Даже я ощутил мучительную необходимость, чтобы Артемида нашла сейчас какие-то нужные слова. И, словно уловив мою телепатему, девочка, заливаясь слезами, задала ему главный, по моему мнению вопрос: «Что же теперь с нами будет?» Я сразу понял, что с Хароновой точки зрения это были совсем не самые нужные слова. Он сунул автомат под мышку, похлопал Артемиду по заду и, неприятно оскалясь, сказал: «Не беспокойся, детка, ничего нового с тобой не будет», – после чего направился прямо к выходу. Но я не мог ему позволить уйти просто так, не давши никаких объяснений. «Одну минутку, Харон, – сказал я, превозмогая слабость. – Что же теперь будет? Что с нами сделают?» Этот мой единственный вопрос привёл его в неописуемую ярость. Он остановился на пороге, повернулся вполоборота и, как-то болезненно дёргая коленом, прошипел сквозь зубы следующие странные слова: «Хоть бы одна сволочь спросила, что она должна делать. Так нет же, каждая сволочь спрашивает только, что с ней будут делать. Успокойтесь, ваше будет царство небесное на Земле». После этого он вышел, громко хлопнув дверью, и через минуту на улице заворчал, удаляясь, его автомобиль.
Следующий час прошёл словно в аду. У Артемиды началось нечто вроде истерики, хотя больше это напоминало приступ неудержимого бешенства. Она перебила всю посуду, оставшуюся на столе, сорвала и швырнула в телевизор скатерть, стучала кулаком в дверь и сдавленным голосом кричала что-то вроде: «Так я для тебя дура?.. Дура я для тебя, да?.. А ты?.. А ты… Да наплевать мне на тебя… Ты как хочешь, и я как хочу!.. Понял?.. Понял?.. Понял?.. Ещё прибежишь, ещё на коленях!..» Наверное, надо было дать ей воды, отшлёпать её по щекам и всё такое, но сам я был распростёрт на диване, и не было никого, кто бы принёс мне таблетку валидола. Кончилось тем, что Артемида умчалась к себе, не обратив на меня никакого внимания, а я, отлежавшись немного, дополз до кровати и забылся в каком-то полуобмороке.

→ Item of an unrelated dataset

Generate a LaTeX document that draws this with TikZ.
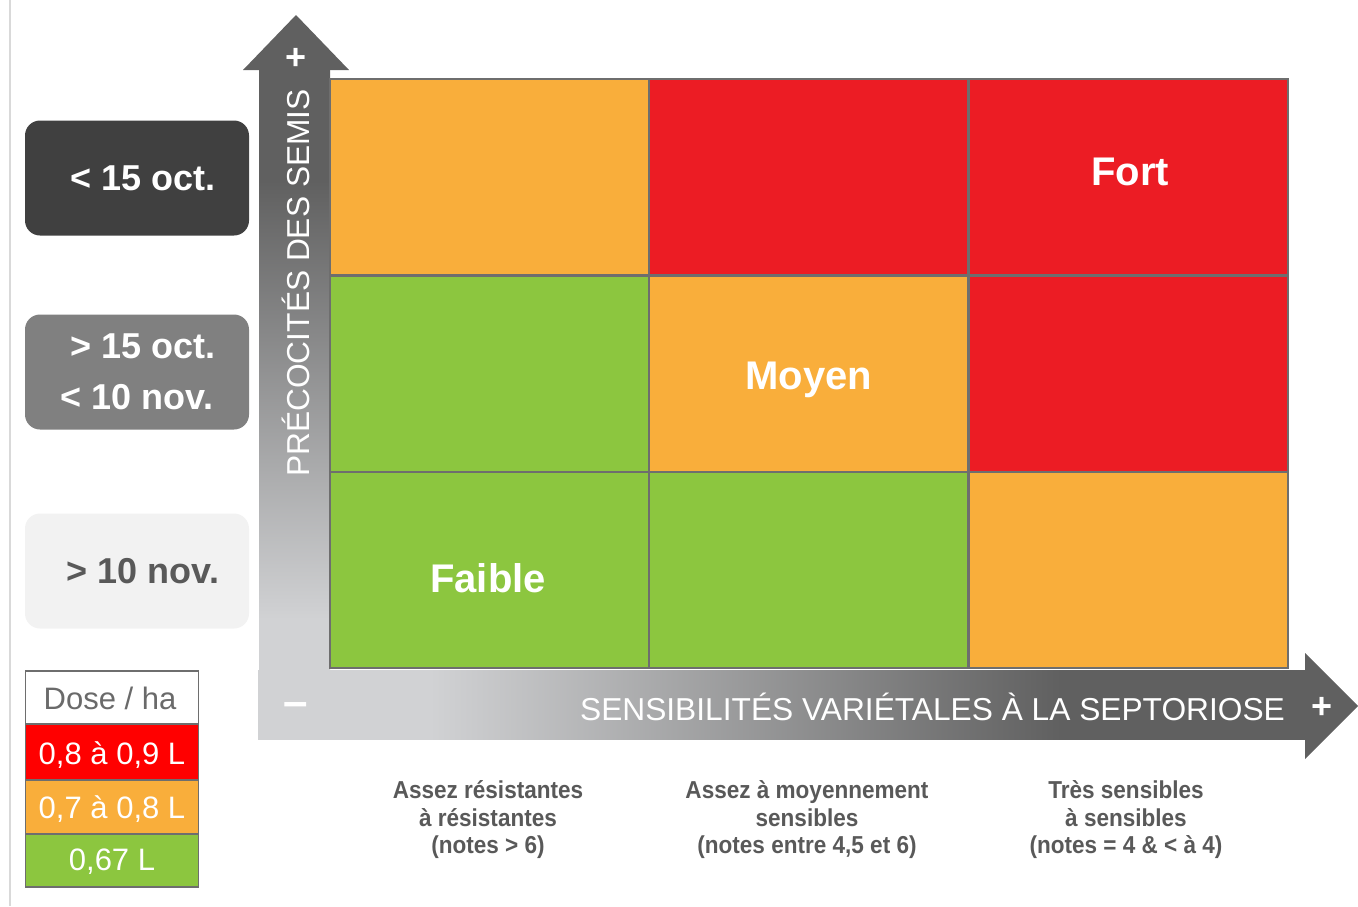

Утро выдалось пасмурное, дождливое. (Температура плюс семнадцать, облачность десять баллов, ветра нет.) Объяснение Артемиды с Гермионой по поводу беспорядка в гостиной я, к счастью, проспал. Знаю только, что был скандал и обе ходят надутые. На лице Гермионы, когда она подавала кофе, явственно обозначилось намерение закатить выговор и мне, однако она промолчала. Вероятно, я очень плохо выгляжу, а она женщина добрая, за что я её и ценю. После кофе я собрался было с силами сходить на «пятачок», но тут является мальчишка-рассыльный и приносит мне так называемую повестку, подписанную Полифемом. Оказывается, я рядовой член «Добровольной Городской Антимарсианской Дружины», и мне уже предписывается «прибыть к десяти часам утра на площадь Согласия, имея при себе огнестрельное либо холодное оружие и запас пищи на три дня». Да что я ему, молокосос какой-нибудь? Разумеется, я из принципа никуда не пошёл. От Миртила, который всё ещё живёт в палатке, я узнал, что с самого рассвета в мэрию прибывают фермеры, забирают там мешки с семенами нового злака и везут их к себе на поля. Якобы урожай пшеницы, обречённый на уничтожение, скупается правительством на корню на выгодных условиях, вручается также задаток за урожай нового злака. Фермеры подозревают во всём этом очередную аграрную афёру, но поскольку с них не требуют ни денег, ни письменных обязательств, не знают, что и подумать. Миртил уверяет (меня!), что никаких марсианцев нет, потому что жизнь на Марсе невозможна, а есть просто новая аграрная политика. Однако выехать из города он готов в любой момент и на всякий случай тоже взял себе мешок семян. В газетах, как и вчера, одна пшеница и желудочный сок. Если так пойдёт дальше, я откажусь от подписки. По радио – тоже пшеница и желудочный сок, я уже не включаю, а смотрю только телевизор, где всё как было до путча. Господин Никострат приехал на машине, Артемида выскочила ему навстречу, и они укатили. Не желаю об этом думать. Может быть, это судьба в конце концов.